Какая к чертовой матери 58-я статья? Вот то, что профессора могли прихватить тупо за взятки, а его семью за то, что знали и молчали — вероятней всего. И не в лагерь их отправили, а только сослали:

«Соловецкое начальство давно заказывало хорошего хирурга, и так было довольно присылкой Ошмана, что разрешило этой уважаемой семье жить вместе в одной комнате в поселке вольных. Сын — инженер-химик — был устроен в проектно-сметное бюро (ПСБ), Нина — в театр, где с восторгом встретили известного баритона Привалова».

Я представляю, как бы удивился прокурор, надзирающий за соблюдением законности в лагере: «А где заключенный Ошман? Живет на воле с семьей, а не в лагере находится? А как же приговор? Кто его отменил?»

Вообще, удивительно «жестоким» был сталинский режим! Мало того, что всю семью в одно место сослали, так еще хирургу нашли работу хирурга, инженеру — работу инженера, дочке-пианистке — работу за роялем, а зятю-баритону — работу певца! Эксплуататоры! Озверевшие чекисты!

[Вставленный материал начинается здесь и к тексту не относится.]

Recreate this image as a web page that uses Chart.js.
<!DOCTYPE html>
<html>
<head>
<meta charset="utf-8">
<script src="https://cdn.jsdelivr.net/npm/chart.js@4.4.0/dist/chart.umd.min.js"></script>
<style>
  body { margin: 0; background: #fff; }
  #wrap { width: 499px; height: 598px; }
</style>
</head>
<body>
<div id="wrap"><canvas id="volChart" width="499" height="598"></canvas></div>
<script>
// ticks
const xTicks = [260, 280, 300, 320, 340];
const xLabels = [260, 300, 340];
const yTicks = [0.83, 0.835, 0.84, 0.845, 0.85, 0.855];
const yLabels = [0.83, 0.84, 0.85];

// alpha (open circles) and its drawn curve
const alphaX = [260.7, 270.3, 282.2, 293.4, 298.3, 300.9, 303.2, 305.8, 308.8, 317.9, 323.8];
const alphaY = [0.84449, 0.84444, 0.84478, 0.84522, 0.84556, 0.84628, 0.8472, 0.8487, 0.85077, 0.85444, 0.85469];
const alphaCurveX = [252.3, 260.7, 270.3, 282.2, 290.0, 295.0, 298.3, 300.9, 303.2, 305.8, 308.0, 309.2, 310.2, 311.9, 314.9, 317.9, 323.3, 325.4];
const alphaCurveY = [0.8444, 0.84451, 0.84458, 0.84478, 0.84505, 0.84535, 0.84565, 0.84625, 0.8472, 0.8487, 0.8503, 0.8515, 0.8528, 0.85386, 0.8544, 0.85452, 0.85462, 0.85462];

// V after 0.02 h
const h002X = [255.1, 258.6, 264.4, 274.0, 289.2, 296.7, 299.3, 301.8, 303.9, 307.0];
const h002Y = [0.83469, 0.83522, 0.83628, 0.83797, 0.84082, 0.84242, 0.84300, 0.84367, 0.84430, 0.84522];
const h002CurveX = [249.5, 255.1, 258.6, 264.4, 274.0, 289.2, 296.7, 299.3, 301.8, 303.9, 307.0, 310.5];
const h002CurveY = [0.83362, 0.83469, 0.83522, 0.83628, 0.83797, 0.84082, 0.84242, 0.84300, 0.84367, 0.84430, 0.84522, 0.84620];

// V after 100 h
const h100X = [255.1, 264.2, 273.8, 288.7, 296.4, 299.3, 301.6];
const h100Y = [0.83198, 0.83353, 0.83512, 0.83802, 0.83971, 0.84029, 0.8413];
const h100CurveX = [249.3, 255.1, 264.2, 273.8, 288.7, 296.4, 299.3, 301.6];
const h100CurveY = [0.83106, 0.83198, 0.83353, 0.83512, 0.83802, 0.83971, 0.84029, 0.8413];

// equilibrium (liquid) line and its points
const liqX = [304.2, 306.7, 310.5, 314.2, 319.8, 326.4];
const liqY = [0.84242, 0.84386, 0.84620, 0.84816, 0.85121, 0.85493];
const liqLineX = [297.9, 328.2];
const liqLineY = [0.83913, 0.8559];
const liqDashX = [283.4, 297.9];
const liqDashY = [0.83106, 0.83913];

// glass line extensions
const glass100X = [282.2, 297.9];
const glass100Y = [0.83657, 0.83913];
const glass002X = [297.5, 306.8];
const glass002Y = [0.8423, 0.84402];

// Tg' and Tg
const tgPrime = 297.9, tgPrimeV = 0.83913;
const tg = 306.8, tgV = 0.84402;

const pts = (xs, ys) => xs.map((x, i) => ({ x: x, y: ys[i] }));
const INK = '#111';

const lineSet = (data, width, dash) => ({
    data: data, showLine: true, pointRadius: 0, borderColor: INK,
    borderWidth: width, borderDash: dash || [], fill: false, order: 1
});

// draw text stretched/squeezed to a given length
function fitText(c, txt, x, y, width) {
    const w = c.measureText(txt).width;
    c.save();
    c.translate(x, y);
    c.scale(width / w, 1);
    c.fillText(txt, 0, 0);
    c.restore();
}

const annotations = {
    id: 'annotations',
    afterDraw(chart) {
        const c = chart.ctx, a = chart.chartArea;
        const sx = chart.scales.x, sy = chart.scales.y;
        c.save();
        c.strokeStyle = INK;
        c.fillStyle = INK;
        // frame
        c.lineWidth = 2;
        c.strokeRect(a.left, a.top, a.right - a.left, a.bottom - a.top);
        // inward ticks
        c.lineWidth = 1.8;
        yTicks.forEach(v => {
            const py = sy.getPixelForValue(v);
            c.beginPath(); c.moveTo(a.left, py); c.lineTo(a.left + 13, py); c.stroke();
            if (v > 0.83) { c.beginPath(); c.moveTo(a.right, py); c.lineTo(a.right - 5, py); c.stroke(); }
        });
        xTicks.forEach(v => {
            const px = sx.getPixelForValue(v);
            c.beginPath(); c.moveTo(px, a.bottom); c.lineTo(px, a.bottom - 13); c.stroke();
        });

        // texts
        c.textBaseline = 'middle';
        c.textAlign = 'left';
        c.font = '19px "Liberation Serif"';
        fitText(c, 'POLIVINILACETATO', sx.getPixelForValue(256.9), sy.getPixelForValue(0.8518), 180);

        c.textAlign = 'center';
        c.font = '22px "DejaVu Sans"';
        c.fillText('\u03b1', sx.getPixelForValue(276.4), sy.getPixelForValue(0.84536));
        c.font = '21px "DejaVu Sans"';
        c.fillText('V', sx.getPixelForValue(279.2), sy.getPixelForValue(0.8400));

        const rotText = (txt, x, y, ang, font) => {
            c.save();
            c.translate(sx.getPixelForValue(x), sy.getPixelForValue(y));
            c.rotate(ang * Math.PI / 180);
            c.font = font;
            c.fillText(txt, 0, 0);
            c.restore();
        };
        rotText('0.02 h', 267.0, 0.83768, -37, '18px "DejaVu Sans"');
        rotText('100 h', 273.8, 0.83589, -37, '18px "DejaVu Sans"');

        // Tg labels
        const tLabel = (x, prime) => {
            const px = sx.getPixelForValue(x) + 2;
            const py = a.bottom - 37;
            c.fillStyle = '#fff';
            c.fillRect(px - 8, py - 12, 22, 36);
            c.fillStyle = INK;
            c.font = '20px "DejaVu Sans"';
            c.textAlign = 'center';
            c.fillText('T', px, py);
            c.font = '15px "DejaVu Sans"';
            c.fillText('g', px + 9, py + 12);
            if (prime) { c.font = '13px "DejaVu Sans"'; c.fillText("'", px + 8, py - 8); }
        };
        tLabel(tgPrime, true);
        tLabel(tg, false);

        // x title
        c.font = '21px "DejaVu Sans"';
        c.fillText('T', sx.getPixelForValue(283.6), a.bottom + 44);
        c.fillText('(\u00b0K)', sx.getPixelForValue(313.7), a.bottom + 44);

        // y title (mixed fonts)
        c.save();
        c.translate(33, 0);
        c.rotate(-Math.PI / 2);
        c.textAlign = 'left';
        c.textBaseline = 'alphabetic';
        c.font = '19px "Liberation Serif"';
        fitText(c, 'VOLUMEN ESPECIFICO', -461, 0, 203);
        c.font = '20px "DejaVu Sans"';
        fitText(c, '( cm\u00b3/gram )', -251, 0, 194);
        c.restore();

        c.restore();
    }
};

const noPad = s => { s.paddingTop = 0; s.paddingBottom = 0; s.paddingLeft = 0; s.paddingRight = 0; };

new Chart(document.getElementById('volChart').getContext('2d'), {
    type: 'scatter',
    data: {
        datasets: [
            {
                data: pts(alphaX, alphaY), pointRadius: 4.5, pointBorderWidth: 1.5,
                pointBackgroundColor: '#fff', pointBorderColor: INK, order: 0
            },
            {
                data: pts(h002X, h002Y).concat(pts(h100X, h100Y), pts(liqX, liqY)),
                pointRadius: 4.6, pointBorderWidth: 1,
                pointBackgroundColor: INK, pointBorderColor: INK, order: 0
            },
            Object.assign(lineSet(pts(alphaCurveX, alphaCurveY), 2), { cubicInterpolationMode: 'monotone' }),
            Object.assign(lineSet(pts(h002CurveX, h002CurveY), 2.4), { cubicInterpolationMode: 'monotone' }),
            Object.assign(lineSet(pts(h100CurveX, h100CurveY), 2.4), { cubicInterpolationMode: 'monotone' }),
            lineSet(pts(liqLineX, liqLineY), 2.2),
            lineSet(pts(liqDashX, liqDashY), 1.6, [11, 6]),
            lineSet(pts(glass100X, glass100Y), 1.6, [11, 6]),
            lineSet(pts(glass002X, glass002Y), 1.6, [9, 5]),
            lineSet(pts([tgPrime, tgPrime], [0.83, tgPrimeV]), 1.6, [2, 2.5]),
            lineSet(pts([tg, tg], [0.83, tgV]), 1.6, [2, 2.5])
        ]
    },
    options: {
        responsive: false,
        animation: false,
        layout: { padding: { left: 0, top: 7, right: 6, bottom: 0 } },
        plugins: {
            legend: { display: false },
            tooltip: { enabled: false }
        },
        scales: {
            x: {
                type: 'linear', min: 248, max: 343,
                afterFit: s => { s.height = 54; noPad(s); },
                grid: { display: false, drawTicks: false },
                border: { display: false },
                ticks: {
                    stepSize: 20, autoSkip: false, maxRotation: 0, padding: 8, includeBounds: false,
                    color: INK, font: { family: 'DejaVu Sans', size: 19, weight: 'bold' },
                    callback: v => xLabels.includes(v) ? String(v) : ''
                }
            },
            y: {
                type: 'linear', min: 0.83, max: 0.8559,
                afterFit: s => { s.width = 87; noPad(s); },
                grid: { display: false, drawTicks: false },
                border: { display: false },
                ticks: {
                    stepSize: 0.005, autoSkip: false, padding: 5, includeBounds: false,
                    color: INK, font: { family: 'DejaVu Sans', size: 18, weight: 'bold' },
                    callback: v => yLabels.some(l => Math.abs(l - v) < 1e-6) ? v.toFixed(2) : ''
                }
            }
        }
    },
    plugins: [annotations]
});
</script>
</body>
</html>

Сам же Юрий Чирков с работой уборщика в больнице не справился, больница была большая, очень много полов нужно было мыть и подоконников протирать, очень тяжелая работа. Юношу перевели в санитары. И там недолго проработал, объяснил, что его ранимую душу сильно тронул психический припадок сумасшедшей украинки, посаженной за людоедство — съела своих детей во время Голодомора. После больницы его перевели работать в библиотеку, там его другие заключенные стали готовить к сдаче экзаменов по программе средней школы. Сам Юрочка был вундеркиндом, интересовался не только школьной программой:

«В одно из посещений библиотеки Бобрищев-Пушкин, увидев, что я читаю книгу „Конституции буржуазных стран“, спросил, какая из них мне больше по нраву. Я объяснил, что прочитал пока только австрийскую и начал бельгийскую, поэтому не имею данных для сопоставления. Тогда старик перегнулся через барьер и сказал:

„Лучшая из них та, которая дает право обвиняемому отказаться от дачи показаний, то есть если человек не хочет давать показания, то вся мощь государственного аппарата не может заставить его. Это великое право защиты личности от государства“.

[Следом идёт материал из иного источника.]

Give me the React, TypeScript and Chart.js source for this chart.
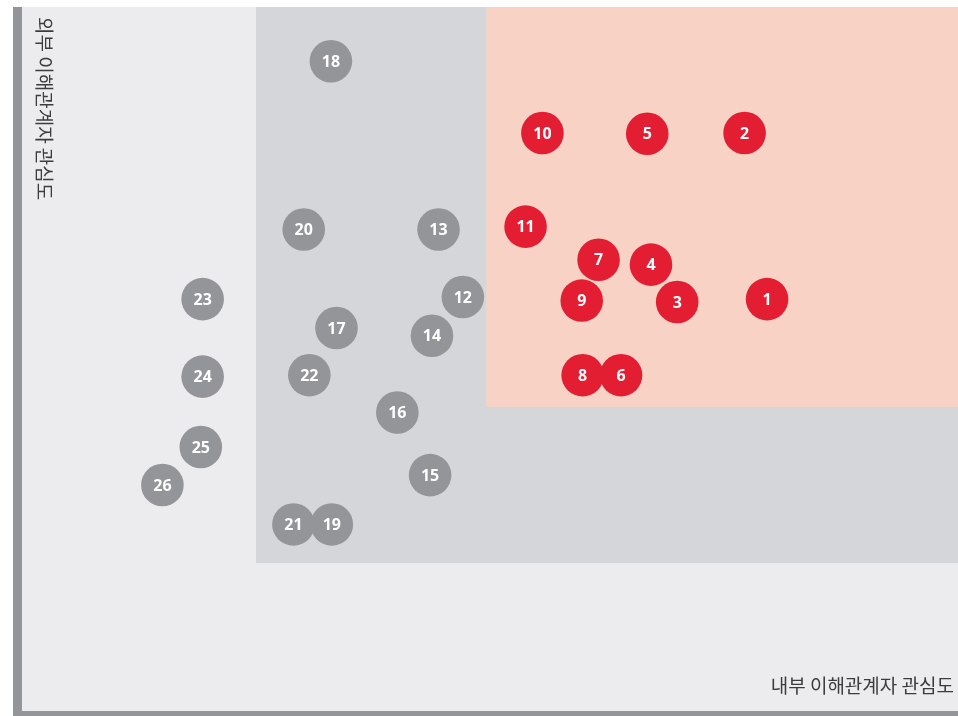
import React, { useEffect, useRef } from "react";
import { Chart, registerables } from "chart.js";

Chart.register(...registerables);

// Issue numbers, internal stakeholder interest (x), external stakeholder interest (y)
const issueIds = [1, 2, 3, 4, 5, 6, 7, 8, 9, 10, 11, 12, 13, 14, 15, 16, 17, 18, 19, 20, 21, 22, 23, 24, 25, 26];
const internalInterest = [79.6, 77.2, 70.0, 67.2, 66.8, 64.0, 61.6, 59.9, 59.8, 55.6, 53.8, 47.1, 44.5, 43.8, 43.6, 40.1, 33.6, 33.0, 33.1, 30.1, 29.0, 30.7, 19.3, 19.3, 19.1, 15.0];
const externalInterest = [58.5, 82.1, 58.1, 63.4, 82.0, 47.7, 64.1, 47.7, 58.3, 82.1, 68.8, 58.8, 68.4, 53.3, 33.5, 42.4, 54.4, 92.3, 26.5, 68.4, 26.5, 47.7, 58.5, 47.5, 37.5, 32.1];
const isMaterial = [true, true, true, true, true, true, true, true, true, true, true, false, false, false, false, false, false, false, false, false, false, false, false, false, false, false];

// Zone thresholds (x, y) on the 0-100 scales
const midZone = { x: 25, y: 21 };
const topZone = { x: 49.6, y: 43.2 };

const xTitle = "내부 이해관계자 관심도";
const yTitle = "외부 이해관계자 관심도";

const RED = "#e31e33";
const GRAY = "#939598";

export default function App() {
  const ref = useRef<HTMLCanvasElement | null>(null);

  useEffect(() => {
    if (!ref.current) return;
    // draw in reverse so that lower numbers sit on top
    const order = issueIds.map((_, i) => i).reverse();
    const points = order.map((i) => ({ x: internalInterest[i], y: externalInterest[i] }));
    const colors = order.map((i) => (isMaterial[i] ? RED : GRAY));
    const labels = order.map((i) => String(issueIds[i]));

    const zonesPlugin = {
      id: "zones",
      beforeDatasetsDraw(chart: any) {
        const { ctx, chartArea, scales } = chart;
        const xs = scales.x;
        const ys = scales.y;
        ctx.save();
        ctx.fillStyle = "#ececee";
        ctx.fillRect(chartArea.left, chartArea.top, chartArea.right - chartArea.left, chartArea.bottom - chartArea.top);
        const mx = xs.getPixelForValue(midZone.x);
        const my = ys.getPixelForValue(midZone.y);
        ctx.fillStyle = "#d5d6d9";
        ctx.fillRect(mx, chartArea.top, chartArea.right - mx, my - chartArea.top);
        const tx = xs.getPixelForValue(topZone.x);
        const ty = ys.getPixelForValue(topZone.y);
        ctx.fillStyle = "#f8d3c5";
        ctx.fillRect(tx, chartArea.top, chartArea.right - tx, ty - chartArea.top);
        // axis bars
        ctx.fillStyle = GRAY;
        ctx.fillRect(chartArea.left - 9, chartArea.top, 9, chart.height - chartArea.top);
        ctx.fillRect(chartArea.left - 9, chartArea.bottom, chartArea.right - chartArea.left + 9, chart.height - chartArea.bottom);
        // titles
        ctx.fillStyle = "#3c3c3c";
        ctx.font = '19px "Noto Sans CJK KR"';
        ctx.textBaseline = "middle";
        ctx.textAlign = "right";
        ctx.fillText(xTitle, chartArea.right - 4, chartArea.bottom - 25);
        ctx.save();
        ctx.translate(chartArea.left + 22, chartArea.top + 10);
        ctx.rotate(Math.PI / 2);
        ctx.textAlign = "left";
        ctx.fillText(yTitle, 0, 0);
        ctx.restore();
        ctx.restore();
      },
      afterDatasetsDraw(chart: any) {
        const { ctx } = chart;
        const meta = chart.getDatasetMeta(0);
        ctx.save();
        ctx.fillStyle = "#ffffff";
        ctx.font = 'bold 16px "Open Sans"';
        ctx.textAlign = "center";
        ctx.textBaseline = "middle";
        meta.data.forEach((el: any, i: number) => {
          ctx.fillText(labels[i], el.x, el.y + 1);
        });
        ctx.restore();
      },
    };

    const chart = new Chart(ref.current, {
      type: "scatter",
      data: {
        datasets: [
          {
            data: points,
            pointRadius: 21.3,
            pointHoverRadius: 21.3,
            pointBackgroundColor: colors,
            pointBorderWidth: 0,
            pointBorderColor: colors,
          },
        ],
      },
      options: {
        responsive: false,
        animation: false,
        events: [],
        layout: { autoPadding: false, padding: { left: 22, top: 7, right: 0, bottom: 5 } },
        plugins: { legend: { display: false }, tooltip: { enabled: false } },
        scales: {
          x: { type: "linear", min: 0, max: 100, display: false },
          y: { type: "linear", min: 0, max: 100, display: false },
        },
      },
      plugins: [zonesPlugin],
    });
    return () => chart.destroy();
  }, []);

  return (
    <div style={{ position: "absolute", left: 0, top: 0, width: 958, height: 716 }}>
      <canvas ref={ref} width={958} height={716} style={{ display: "block" }} />
    </div>
  );
}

Я был озадачен: такое право показалось мне фантастическим, поскольку известно было, как в процессе следствия выбивались показания. В тот раз я не успел прочитать много конституций, так как книгу эту вскоре в связи с подготовкой новой Конституции Сталиным изъяли, но потом я установил существование такого конституционного права в некоторых странах.

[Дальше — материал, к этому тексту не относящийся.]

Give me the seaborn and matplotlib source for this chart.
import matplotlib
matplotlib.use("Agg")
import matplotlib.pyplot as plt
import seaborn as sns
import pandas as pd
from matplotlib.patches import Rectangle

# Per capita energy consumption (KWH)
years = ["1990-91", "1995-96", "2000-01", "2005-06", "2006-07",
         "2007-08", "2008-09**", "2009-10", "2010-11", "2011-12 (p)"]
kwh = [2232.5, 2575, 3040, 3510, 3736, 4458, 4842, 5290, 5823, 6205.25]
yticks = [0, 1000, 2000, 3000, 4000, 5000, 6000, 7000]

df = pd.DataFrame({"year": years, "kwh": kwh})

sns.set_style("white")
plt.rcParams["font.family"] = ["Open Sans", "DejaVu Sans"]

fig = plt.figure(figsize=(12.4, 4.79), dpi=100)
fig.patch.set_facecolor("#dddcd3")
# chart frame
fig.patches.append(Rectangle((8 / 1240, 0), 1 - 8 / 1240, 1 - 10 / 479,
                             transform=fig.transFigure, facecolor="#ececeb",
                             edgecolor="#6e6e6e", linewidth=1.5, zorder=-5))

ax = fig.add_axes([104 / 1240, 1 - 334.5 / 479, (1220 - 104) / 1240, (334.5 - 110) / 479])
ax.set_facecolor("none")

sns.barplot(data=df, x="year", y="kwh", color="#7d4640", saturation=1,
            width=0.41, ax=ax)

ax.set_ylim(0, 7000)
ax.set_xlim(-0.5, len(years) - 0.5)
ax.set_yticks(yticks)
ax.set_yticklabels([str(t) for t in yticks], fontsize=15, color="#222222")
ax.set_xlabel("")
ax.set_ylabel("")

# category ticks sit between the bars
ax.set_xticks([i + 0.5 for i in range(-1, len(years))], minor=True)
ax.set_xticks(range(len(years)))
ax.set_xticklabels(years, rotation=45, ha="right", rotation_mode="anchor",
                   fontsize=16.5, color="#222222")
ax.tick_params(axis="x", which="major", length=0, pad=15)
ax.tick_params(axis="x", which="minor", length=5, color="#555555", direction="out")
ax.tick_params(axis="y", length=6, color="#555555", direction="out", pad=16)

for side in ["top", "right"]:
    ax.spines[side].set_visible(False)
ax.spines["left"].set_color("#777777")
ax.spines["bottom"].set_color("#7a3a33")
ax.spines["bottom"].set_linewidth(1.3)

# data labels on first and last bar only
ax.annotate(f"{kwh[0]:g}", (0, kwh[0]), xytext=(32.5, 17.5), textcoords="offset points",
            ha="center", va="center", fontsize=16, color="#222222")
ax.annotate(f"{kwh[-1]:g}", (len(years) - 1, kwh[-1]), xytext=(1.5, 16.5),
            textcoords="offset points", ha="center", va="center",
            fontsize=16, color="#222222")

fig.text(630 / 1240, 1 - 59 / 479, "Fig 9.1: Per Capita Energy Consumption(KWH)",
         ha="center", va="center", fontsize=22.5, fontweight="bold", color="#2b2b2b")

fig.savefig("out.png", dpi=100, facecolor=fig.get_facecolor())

Старый юрист еще не раз озадачивал меня. Летом 36-го, когда шел процесс Зиновьева — Каменева и других бывших лидеров, он присел ко мне на скамейку в сквере и спросил, знаю ли я, что в кодексе Юстиниана написано: „Всякое сомнение в пользу обвиняемого“? Я не знал. Бобрищев-Пушкин рассказал мне о кодификации римского права, выполненной в VI веке византийским императором Юстинианом, и об основном положении справедливого судопроизводства — презумпции невиновности. Согласно законодательствам зарубежных стран, обвиняемый считается невиновным до тех пор, пока его вина не будет доказана объективными, неопровержимыми доказательствами. Он же сам не обязан доказывать свою невиновность. Генеральный прокурор Вышинский, учитывая выдвинутый Сталиным тезис об обострении классовой борьбы по мере продвижения к коммунизму, разработал теорию о значении признания обвиняемого в ходе следствия, согласно которой признания обвиняемого достаточно для установления его виновности. Поэтому целью следствия стало любой ценой получить признание обвиняемого, что значительно проще, чем поиск объективных доказательств вины».